In the eighth, former closer Grant Balfour came in to hold the lead in the eighth, and he was awful, as follows:

  1. Chase Headley lead off with a hard grounder down the line, nicely picked by Brandon Moss for a ground out.
  2. Carlos Quentin walked.
  3. Mark Kotsay  singled hard to right on a 3-2 count, with Headly moving to third. So, three batters, one fine defensive play, and runners on the corners.
  4. Yonder Alonso hit a scorched line drive--also down the first base line--that Moss was able to spear while falling down. In the process he rolled over first base, doubling Kotsay off the bag, and ending the inning.

Somehow through all of that, Balfour was credited with a hold, while Gregerson, who threw precisely six pitches (he whiffed Brandon Inge after the Gomes dinger on three straight strikes) got the loss.

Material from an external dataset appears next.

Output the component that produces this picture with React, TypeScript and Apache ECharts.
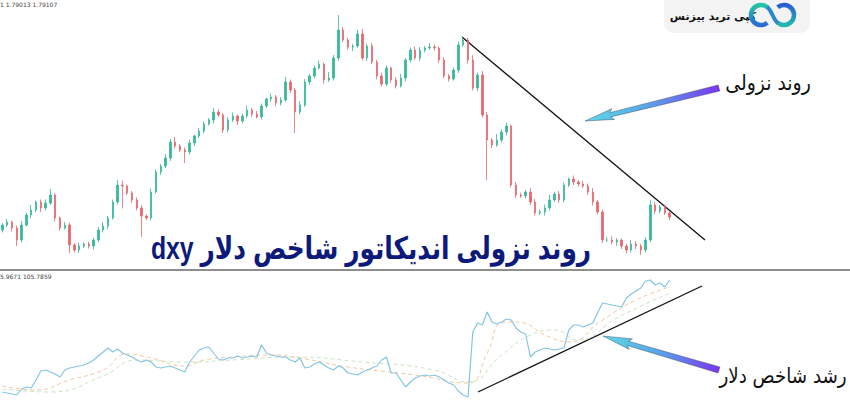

In the end, Ryan Cook came on to save the game, and of the nine pitchers who took the mound last Saturday, he was the only one who displayed any pitching acumen at all.

He got the save, and crazily Doolittle got the win despite five batters, two hits, a walk, and two runs over an inning. However, since awarding the victory is at the discretion of the OS, I personally begged Art Santo Domingo to award the win to Brandon Moss, who saved the game and Balfour with his two terrific defensive plays.

Still, four San Diego hits, and seven Oakland hits for a 5-3 game, with such lousy pitching does confirm my original therom:  hitting sucks.


0 #2 John Verdello 2012-06-23 16:59
As the late, great Richard Jeni used to say; "I have a friend - 5'10", 450 pounds. Morbidly obese. If he works real hard and really dedicates himself, he could become

At this writing - Oakland Team BA - .224 - SD Team HR - 36 (don't trade Quentin).
0 #1 John Verdello 2012-06-23 16:54
As I put up on the discussion boards three weeks ago (and it's ironic it's these two teams) - Bill Madden NY Daily News 6/3/12

Whether they care to know it or not, the Oakland A’s and San Diego Padres are on pace for some historical offensive futility marks. After 51 games, the A’s were batting .210, which would eclipse the 1910 Chicago White Sox’s all-time worst .211. According to the Elias Bureau, the Athletics’ .210 is the lowest team batting average at this juncture since the Texas Rangers’ .204 in 1972. As for the injury-depleted Padres, they had but 26 homers in their first 52 games, and if they continue this power outage, they have an outside shot of beating the 1979 Houston Astros’ dubious record of 49 homers in a 162-game schedule.